1) Buying a cobbled together solution from a company with little or no experience with remote cameras

Security companies have to offer a wide range of solutions to a wide range of problems. They take off the shelf systems that meet the needs of their clients. But what happens if there isn’t an off the shelf solution?

Security companies often take this as a challenge and build their own solution with off the shelf parts.

The problem with this approach is that off the shelf cameras often aren’t designed for outdoor use. Outdoor sites have to cope with a whole raft of extraneous movement. Trees, bushes, even the shadows from clouds can cause so many false alarms that the system becomes virtually useless

Security cameras used in ad hoc systems are usually designed for indoor use. They don't cope well with nature!

Cameras designed to be mains powered can be power hogs. This isn't a problem when they are plugged in to power, but it is an issue for cameras powered by solar. A day or two of poor weather means that the backup batteries can run out of power and the cameras go offline. That means no security cover.

2) Using low resolution cameras

There are systems currently on offer as remote solutions that use very low quality cameras. VGA cameras produce tiny images, that when expanded to a useful viewable size, pixelate and lose all of their detail.

If you are looking for a system, make sure it is at least full HD (1080).

The other main issue of low resolution cameras is the range. As they have so few pixels ( a VGA camera has 100’s times less pixels to work with that full HD cameras) they cant see into the distance. So you might only be looking at a few meters of coverage. Look for a system that can give you at least 30m of range.

3) Systems that use a “sleep mode” to save power

A sleep mode saves power, which an be an advantage.

The disadvantage of a sleep mode is that the system can take upto 30 seconds to “wake up”.

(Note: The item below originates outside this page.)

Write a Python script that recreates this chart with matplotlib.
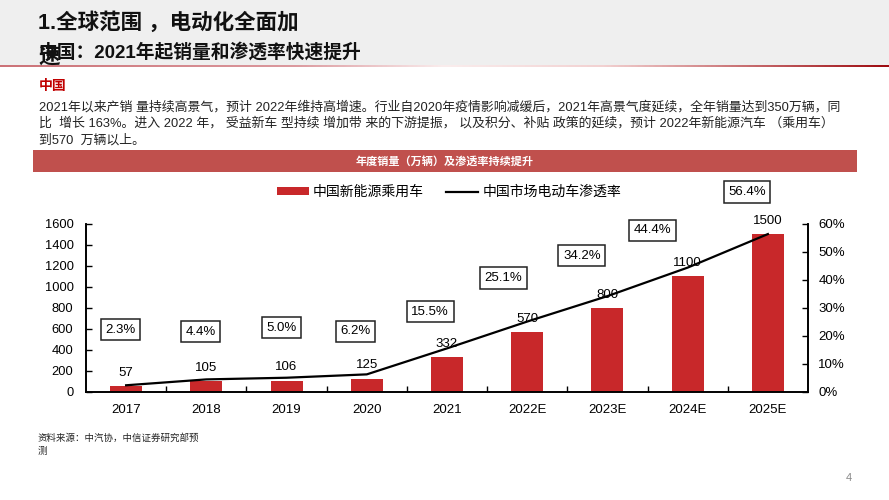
import numpy as np
import matplotlib
matplotlib.use('Agg')
import matplotlib.pyplot as plt
from matplotlib.colors import LinearSegmentedColormap
from matplotlib.patches import Rectangle
from matplotlib.lines import Line2D

plt.rcParams['font.family'] = ['Liberation Sans', 'Noto Sans CJK SC', 'DejaVu Sans']

years = ['2017', '2018', '2019', '2020', '2021', '2022E', '2023E', '2024E', '2025E']
sales = [57, 105, 106, 125, 332, 570, 800, 1100, 1500]
penetration = [2.3, 4.4, 5.0, 6.2, 15.5, 25.1, 34.2, 44.4, 56.4]
pct_labels = ['2.3%', '4.4%', '5.0%', '6.2%', '15.5%', '25.1%', '34.2%', '44.4%', '56.4%']

# where the boxed % labels sit (left axis units / category offset)
box_y = [593, 572, 612, 575, 763, 1085, 1298, 1540, 1905]
box_dx = [-0.07, -0.07, -0.06, -0.14, -0.21, -0.30, -0.32, -0.44, -0.26]

W, H = 889, 500
fig = plt.figure(figsize=(W / 100, H / 100), dpi=100)


def fx(x):
    return x / W


def fy(y):
    return 1 - y / H


# header background
fig.patches.append(Rectangle((0, fy(65)), 1, 65 / H, transform=fig.transFigure,
                             facecolor='#efefef', edgecolor='none', zorder=0))
# gradient rule under header
cmap = LinearSegmentedColormap.from_list('rule', [
    (0.0, (0.80, 0.45, 0.47)), (0.33, (0.86, 0.60, 0.62)), (0.5, (0.98, 0.93, 0.93)),
    (0.68, (0.95, 0.82, 0.82)), (1.0, (0.62, 0.05, 0.07))])
rax = fig.add_axes([0, fy(67), 1, 2.5 / H])
rax.imshow(np.linspace(0, 1, 400)[None, :], aspect='auto', cmap=cmap)
rax.axis('off')

fig.text(fx(38), fy(23), '1.全球范围 ，电动化全面加', fontsize=15.5, fontweight='bold',
         va='center', ha='left', color='#111111')
fig.text(fx(38), fy(52), '中国：2021年起销量和渗透率快速提升', fontsize=13.5, fontweight='bold',
         va='center', ha='left', color='#111111')
fig.text(fx(38), fy(57), '速', fontsize=15.5, fontweight='bold', va='center', ha='left',
         color='#111111')

fig.text(fx(39), fy(86), '中国', fontsize=10, fontweight='bold', color='#c00000',
         va='center', ha='left')
para = ['2021年以来产销 量持续高景气，预计 2022年维持高增速。行业自2020年疫情影响减缓后，2021年高景气度延续，全年销量达到350万辆，同',
        '比  增长 163%。进入 2022 年， 受益新车 型持续 增加带 来的下游提振， 以及积分、补贴 政策的延续，预计 2022年新能源汽车 （乘用车）',
        '到570  万辆以上。']
for i, line in enumerate(para):
    fig.text(fx(39), fy(107 + 16.5 * i), line, fontsize=9.3, color='#222222',
             va='center', ha='left')

# red banner
fig.patches.append(Rectangle((fx(33), fy(172)), (857 - 33) / W, 22 / H,
                             transform=fig.transFigure, facecolor='#c0504d',
                             edgecolor='none', zorder=0))
fig.text(fx(445), fy(161), '年度销量（万辆）及渗透率持续提升', fontsize=8, fontweight='bold',
         color='white', va='center', ha='center')

# chart
ax = fig.add_axes([fx(86), fy(391.7), (808 - 86) / W, (391.7 - 224) / H])
x = np.arange(len(years))
ax.bar(x, sales, width=0.4, color='#c8282a', zorder=2)
ax.set_xlim(-0.5, len(years) - 0.5)
ax.set_ylim(0, 1600)
ax.set_yticks(range(0, 1601, 200))
ax.set_xticks(x)
ax.set_xticklabels(years, fontsize=9.5)
ax.set_xticks(x[:-1] + 0.5, minor=True)
ax.tick_params(axis='x', which='major', length=0, pad=9)
ax.tick_params(axis='x', which='minor', direction='in', length=4, width=1)
ax.tick_params(axis='y', direction='in', length=4, width=1, labelsize=9.3, pad=9)
ax.spines['top'].set_visible(False)
for s in ['left', 'right', 'bottom']:
    ax.spines[s].set_linewidth(1.2)

for xi, v in zip(x, sales):
    ax.annotate(str(v), (xi, v), xytext=(0, 9.5), textcoords='offset points',
                ha='center', va='center', fontsize=9.5, zorder=5)

ax2 = ax.twinx()
ax2.plot(x, penetration, color='black', lw=1.6, zorder=4)
ax2.set_ylim(0, 60)
ax2.set_yticks(range(0, 61, 10))
ax2.set_yticklabels([f'{v}%' for v in range(0, 61, 10)])
ax2.tick_params(axis='y', direction='in', length=4, width=1, labelsize=9.5, pad=7.5)
ax2.spines['top'].set_visible(False)
for s in ['left', 'right', 'bottom']:
    ax2.spines[s].set_linewidth(1.2)

for xi, lab, by, dx in zip(x, pct_labels, box_y, box_dx):
    ax.text(xi + dx, by, lab, ha='center', va='center', fontsize=9.5, clip_on=False,
            bbox=dict(boxstyle='square,pad=0.35', facecolor='white',
                      edgecolor='#222222', linewidth=1.1), zorder=6)

# legend
handles = [Rectangle((0, 0), 1, 1, facecolor='#c8282a'),
           Line2D([0], [0], color='black', lw=1.6)]
fig.legend(handles, ['中国新能源乘用车', '中国市场电动车渗透率'], loc='center',
           bbox_to_anchor=(fx(449), fy(192)), ncol=2, frameon=False, fontsize=10,
           handlelength=2.3, handleheight=0.5, columnspacing=1.6, handletextpad=0.3)

fig.text(fx(38), fy(438), '资料来源：中汽协，中信证券研究部预', fontsize=6.8, color='#222222',
         va='center', ha='left')
fig.text(fx(38), fy(451), '测', fontsize=6.8, color='#222222', va='center', ha='left')
fig.text(fx(849), fy(478), '4', fontsize=8, color='#888888', va='center', ha='center')

fig.savefig('out.png', dpi=100)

External sensors can be used to wake the names up, but by the time images are being collected and recorded it’s too late. The person, or vehicle you are looking to capture, is long gone. Just count up to 30 to see how long this delay is. A lot can happen in this space of time. Look to buy a system that is constantly awake and running.

4) Systems that cannot stream live footage

There are solar systems on the market that can send alerts if activated, but don’t give you the ability to logon to your cameras to view in real time. This is an essential and valuable feature. It adds a management tool to the cameras benefits.

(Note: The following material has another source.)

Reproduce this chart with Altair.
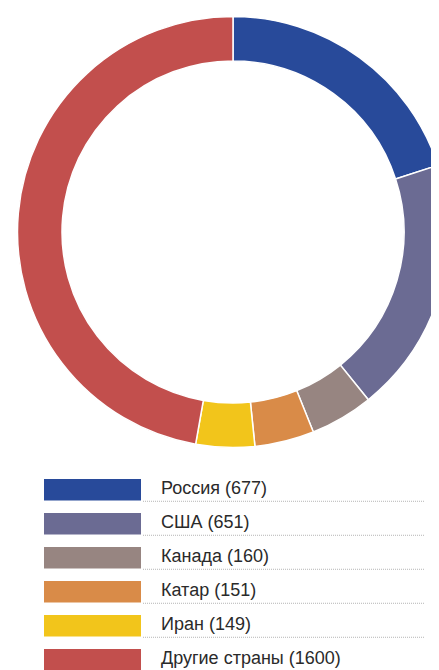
import altair as alt
import pandas as pd

countries = ["Россия", "США", "Канада", "Катар", "Иран", "Другие страны"]
values = [677, 651, 160, 151, 149, 1600]
colors = ["#284a9a", "#6b6b93", "#978581", "#d98b48", "#f2c51b", "#c24f4d"]

df = pd.DataFrame({"country": countries, "value": values, "idx": list(range(len(countries)))})
df["label"] = [f"{c} ({v})" for c, v in zip(countries, values)]

color = alt.Color("country:N", scale=alt.Scale(domain=countries, range=colors), legend=None)
yscale = alt.Scale(domain=[0, 6], range=[471, 675], zero=False, nice=False)

base = alt.Chart(df)

arc = base.mark_arc(innerRadius=171, outerRadius=215.5, stroke="white", strokeWidth=1.5,
                    x=225, y=224).encode(
    theta=alt.Theta("value:Q", stack=True),
    order=alt.Order("idx:Q"),
    color=color,
)

swatch = base.transform_calculate(y0="datum.idx", y1="datum.idx + 0.63").mark_rect().encode(
    x=alt.value(36), x2=alt.value(133),
    y=alt.Y("y0:Q", scale=yscale, axis=None), y2="y1:Q",
    color=color,
)

rule = base.transform_calculate(yr="datum.idx + 0.655").mark_rule(
    strokeDash=[1, 1], color="#b5b5b5", strokeWidth=1).encode(
    x=alt.value(135), x2=alt.value(416),
    y=alt.Y("yr:Q", scale=yscale, axis=None),
)

text = base.transform_calculate(yt="datum.idx + 0.43").mark_text(
    align="left", baseline="alphabetic", fontSize=18, font="Liberation Sans", color="#2a2a2a").encode(
    x=alt.value(153),
    y=alt.Y("yt:Q", scale=yscale, axis=None),
    text="label:N",
)

chart = alt.layer(arc, rule, swatch, text).properties(
    width=423, height=662, padding=0,
    autosize=alt.AutoSizeParams(type="none"),
).configure_view(stroke=None)

chart.save("out.html", embed_options={"renderer": "svg", "actions": False})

Being able to live view cameras means you can be in two places at once. In your office, and watching your building site camera for example.

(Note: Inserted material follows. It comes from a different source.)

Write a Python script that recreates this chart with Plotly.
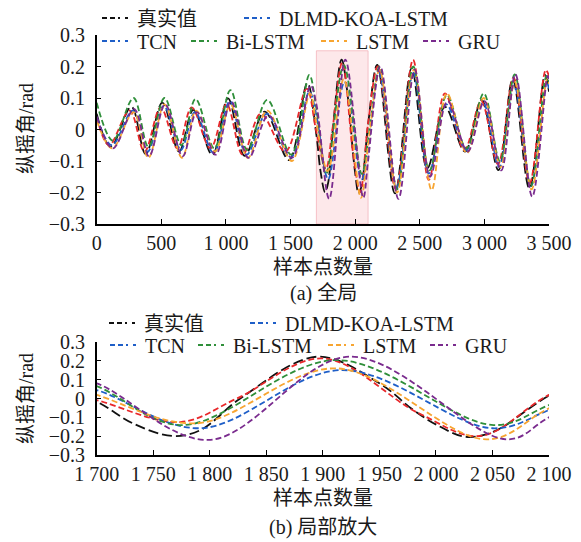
import plotly.graph_objects as go

W, H = 581, 542
OFF = 8  # page body margin offset
FW, FH = W - OFF, H - OFF

# ---------------- data ----------------
x_true = [0, 108, 268, 379, 508, 637, 748, 895, 1016, 1145, 1300, 1488, 1630, 1700, 1732, 1767, 1792, 1827,
          1895, 1950, 1980, 2001, 2026, 2051, 2100, 2171, 2308, 2437, 2558, 2695, 2850, 2979, 3108, 3219,
          3348, 3469, 3500]
y_true = [0.05, -0.055, 0.072, -0.078, 0.085, -0.07, 0.062, -0.081, 0.099, -0.084, 0.057, -0.097, 0.147,
          -0.017, -0.132, -0.199, -0.167, 0.0, 0.222, 0.081, -0.061, -0.141, -0.203, -0.176, 0.015, 0.205,
          -0.203, 0.194, -0.123, 0.072, -0.07, 0.094, -0.129, 0.159, -0.187, 0.173, 0.12]

x_dlmd = [0, 95, 255, 370, 495, 625, 735, 880, 1005, 1130, 1270, 1460, 1625, 1700, 1774, 1824, 1900, 1985,
          2039, 2100, 2175, 2315, 2448, 2570, 2695, 2845, 2975, 3105, 3225, 3350, 3475, 3500]
y_dlmd = [0.04, -0.05, 0.06, -0.07, 0.07, -0.06, 0.07, -0.06, 0.08, -0.08, 0.05, -0.07, 0.13, -0.008,
          -0.125, 0.0, 0.213, -0.079, -0.199, 0.019, 0.2, -0.19, 0.221, -0.16, 0.115, -0.065, 0.09, -0.11,
          0.165, -0.17, 0.189, 0.17]

x_tcn = [0, 118, 280, 395, 520, 650, 760, 905, 1030, 1160, 1315, 1500, 1645, 1700, 1791, 1917, 2050, 2100,
         2185, 2320, 2450, 2570, 2705, 2860, 2990, 3115, 3230, 3360, 3480, 3500]
y_tcn = [0.04, -0.05, 0.06, -0.07, 0.075, -0.065, 0.055, -0.075, 0.09, -0.08, 0.05, -0.09, 0.12, 0.045,
         -0.158, 0.151, -0.158, -0.061, 0.18, -0.185, 0.18, -0.14, 0.08, -0.065, 0.085, -0.12, 0.14, -0.18,
         0.15, 0.13]

x_bilstm = [0, 125, 285, 400, 525, 655, 765, 910, 1035, 1165, 1320, 1505, 1645, 1700, 1775, 1912, 2051,
            2100, 2190, 2325, 2450, 2575, 2710, 2860, 2995, 3120, 3235, 3360, 3480, 3500]
y_bilstm = [0.085, -0.035, 0.1, -0.055, 0.1, -0.05, 0.097, -0.06, 0.125, -0.065, 0.094, -0.08, 0.173,
            0.066, -0.141, 0.204, -0.141, -0.035, 0.2, -0.19, 0.2, -0.13, 0.11, -0.06, 0.115, -0.1, 0.175,
            -0.18, 0.17, 0.15]

x_lstm = [0, 120, 285, 400, 525, 660, 770, 915, 1035, 1170, 1320, 1510, 1650, 1700, 1788, 1912, 2045,
          2100, 2190, 2325, 2455, 2592, 2710, 2865, 2995, 3125, 3235, 3365, 3485, 3500]
y_lstm = [0.03, -0.06, 0.055, -0.09, 0.08, -0.09, 0.06, -0.07, 0.08, -0.09, 0.06, -0.1, 0.115, 0.019,
          -0.132, 0.16, -0.217, -0.052, 0.19, -0.2, 0.19, -0.192, 0.115, -0.075, 0.1, -0.12, 0.15, -0.19,
          0.16, 0.145]

x_gru = [0, 125, 290, 405, 530, 665, 775, 920, 1040, 1175, 1330, 1510, 1655, 1700, 1799, 1924, 2063, 2100,
         2195, 2335, 2460, 2580, 2715, 2870, 3000, 3130, 3240, 3370, 3490, 3500]
y_gru = [0.04, -0.06, 0.065, -0.085, 0.08, -0.085, 0.055, -0.08, 0.09, -0.09, 0.045, -0.09, 0.14, 0.08,
         -0.22, 0.222, -0.217, -0.1, 0.2, -0.22, 0.19, -0.15, 0.09, -0.07, 0.09, -0.13, 0.175, -0.213,
         0.17, 0.16]

names = ["真实值", "DLMD-KOA-LSTM", "TCN", "Bi-LSTM", "LSTM", "GRU"]

zoom_range = [1700, 2100]
zoom_box_top = 0.25

x_ticks_full = [0, 500, 1000, 1500, 2000, 2500, 3000, 3500]
x_ticktext_full = ["0", "500", "1 000", "1 500", "2 000", "2 500", "3 000", "3 500"]
x_ticks_zoom = [1700, 1750, 1800, 1850, 1900, 1950, 2000, 2050, 2100]
x_ticktext_zoom = ["1 700", "1 750", "1 800", "1 850", "1 900", "1 950", "2 000", "2 050", "2 100"]
y_ticks = [-0.3, -0.2, -0.1, 0, 0.1, 0.2, 0.3]
y_ticktext = ["−0.3", "−0.2", "−0.1", "0", "0.1", "0.2", "0.3"]

# ---------------- style ----------------
FONT = "Liberation Serif, Noto Sans CJK SC, serif"
TXT = "#1a1a1a"
plot_series = [
    (x_true, y_true, "#111111", "10px,4px"),
    (x_dlmd, y_dlmd, "#e8282b", "6px,3px"),
    (x_tcn, y_tcn, "#1f5fc8", "6px,3px"),
    (x_bilstm, y_bilstm, "#2f8f3a", "6px,3px"),
    (x_lstm, y_lstm, "#f7a531", "6px,3px"),
    (x_gru, y_gru, "#7a2b8e", "6px,3px"),
]
legend_colors = ["#111111", "#1f5fc8", "#1f5fc8", "#2f8f3a", "#f7a531", "#7a2b8e"]
legend_dash = "5px,3px,5px,3px,2px"


def px_x(p):
    return (p - OFF) / FW


def px_y(p):
    return 1 - (p - OFF) / FH


fig = go.Figure()

for panel, (xa, ya) in enumerate([("x", "y"), ("x2", "y2")]):
    for i, (xs, ys, col, dash) in enumerate(plot_series):
        fig.add_trace(go.Scatter(
            x=xs, y=ys, mode="lines", xaxis=xa, yaxis=ya,
            line=dict(color=col, width=1.8, dash=dash, shape="spline", smoothing=1.0),
            showlegend=False, hoverinfo="skip"))
    for i, nm in enumerate(names):
        leg = "legend" if (panel == 0 and i == 0) else "legend%d" % (panel * 6 + i + 1)
        fig.add_trace(go.Scatter(
            x=[None], y=[None], mode="lines", xaxis=xa, yaxis=ya, name=nm,
            line=dict(color=legend_colors[i], width=1.8, dash=legend_dash),
            showlegend=True, legend=leg))

# legend placement (pixels: text start x, row centre y)
leg_pos_top = [(139, 18), (281, 18), (139, 41), (228, 41), (358, 41), (460, 41)]
leg_pos_bot = [(146, 323), (287, 323), (147, 345), (235, 345), (365, 345), (467, 345)]
lay = {}
for panel, pos in enumerate([leg_pos_top, leg_pos_bot]):
    for i, (tx, ty) in enumerate(pos):
        key = "legend" if (panel == 0 and i == 0) else "legend%d" % (panel * 6 + i + 1)
        lay[key] = dict(x=px_x(tx - 42), y=px_y(ty), xanchor="left", yanchor="middle",
                        xref="container", yref="container",
                        orientation="h", bgcolor="rgba(0,0,0,0)", borderwidth=0,
                        font=dict(family=FONT, size=20, color=TXT), itemwidth=30,
                        tracegroupgap=0)

axis_common = dict(showline=True, linecolor="#000", linewidth=1.5, ticks="inside", ticklen=5,
                   tickwidth=1.3, tickcolor="#000", showgrid=False, zeroline=False,
                   tickfont=dict(family=FONT, size=20, color=TXT), mirror=False, automargin=False)

xdom = [px_x(96.7), px_x(549)]
fig.update_layout(
    width=FW, height=FH, margin=dict(l=0, r=0, t=0, b=0, autoexpand=False),
    paper_bgcolor="white", plot_bgcolor="white",
    font=dict(family=FONT, size=20, color=TXT),
    xaxis=dict(domain=xdom, anchor="y", range=[0, 3500], tickmode="array",
               tickvals=x_ticks_full, ticktext=x_ticktext_full, **axis_common),
    yaxis=dict(domain=[px_y(224), px_y(35)], anchor="x", range=[-0.3, 0.3], tickmode="array",
               tickvals=y_ticks, ticktext=y_ticktext, ticklabelstandoff=6, **axis_common),
    xaxis2=dict(domain=xdom, anchor="y2", range=zoom_range, tickmode="array",
                tickvals=x_ticks_zoom, ticktext=x_ticktext_zoom, **axis_common),
    yaxis2=dict(domain=[px_y(455), px_y(342)], anchor="x2", range=[-0.3, 0.3], tickmode="array",
                tickvals=y_ticks, ticktext=y_ticktext, ticklabelstandoff=6, **axis_common),
    **lay,
)

fig.add_shape(type="rect", xref="x", yref="y", x0=zoom_range[0], x1=zoom_range[1],
              y0=-0.3, y1=zoom_box_top, fillcolor="rgba(248,190,195,0.35)",
              line=dict(color="rgba(240,160,170,0.6)", width=1), layer="below")


def ann(text, px, py, angle=0, size=20):
    fig.add_annotation(text=text, x=px_x(px), y=px_y(py), xref="paper", yref="paper",
                       showarrow=False, textangle=angle, xanchor="center", yanchor="middle",
                       font=dict(family=FONT, size=size, color=TXT))


ann("样本点数量", 323, 267)
ann("(a) 全局", 323, 293)
ann("样本点数量", 323, 498)
ann("(b) 局部放大", 323, 527)
ann("纵摇角/rad", 26, 129, angle=-90)
ann("纵摇角/rad", 26, 399, angle=-90)

fig.write_html("out.html")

And in the case of an alarm, the ability to live view the cameras means you can see what’s happening as it happens on your remote site. This information can be passed onto Police or patrols in real time.

5) System that store all recordings on board the camera

Storing recorded data on board isn't always a wise idea. The biggest drawbacks are:

  • that you have to travel to the camera to retrieve data.
  • you don’t know if these been a crime unless you visit the site to check
  • if the camera gets damaged or stolen, your recordings go with it.
Look for a solution with offsite, cloud storage.

6) Cameras that record but don't send instant alerts

It’s great to get recordings of crime. But they don’t actually help that much in reality. A recording of a criminal on your property is often useless. They will have a hat or hoodie obscuring their face. Vehicle regos can be covered up or removed. When you do take your recording to the police, even if there are identifiable people or vehicles, it is HIGHLY unlikely that they will drop everything to start a nationwide manhunt to get the person that’s stolen a few brass fittings.

Systems that send out instant alerts are the best option. That way, police or patrols, or you, can get to the site and catch thieves red handed.

7) Cameras that use IR light.

A lot of crime happens at night. So lighting becomes an issue.

The most commonly used lighting at night is Infra Red. This only gives cameras the recordings in black and white which limits their benefit.

Systems that use white LED light means cameras can record in full colour. So rather than seeing a grey car pull up, and a thief with a grey hat, get jacket , grey pans and grey shoes, imagine how useful seeing a red car, with a person wearing a green hat, orange jacket, blue pants and yellow shoes will be. Go for a system that uses white light!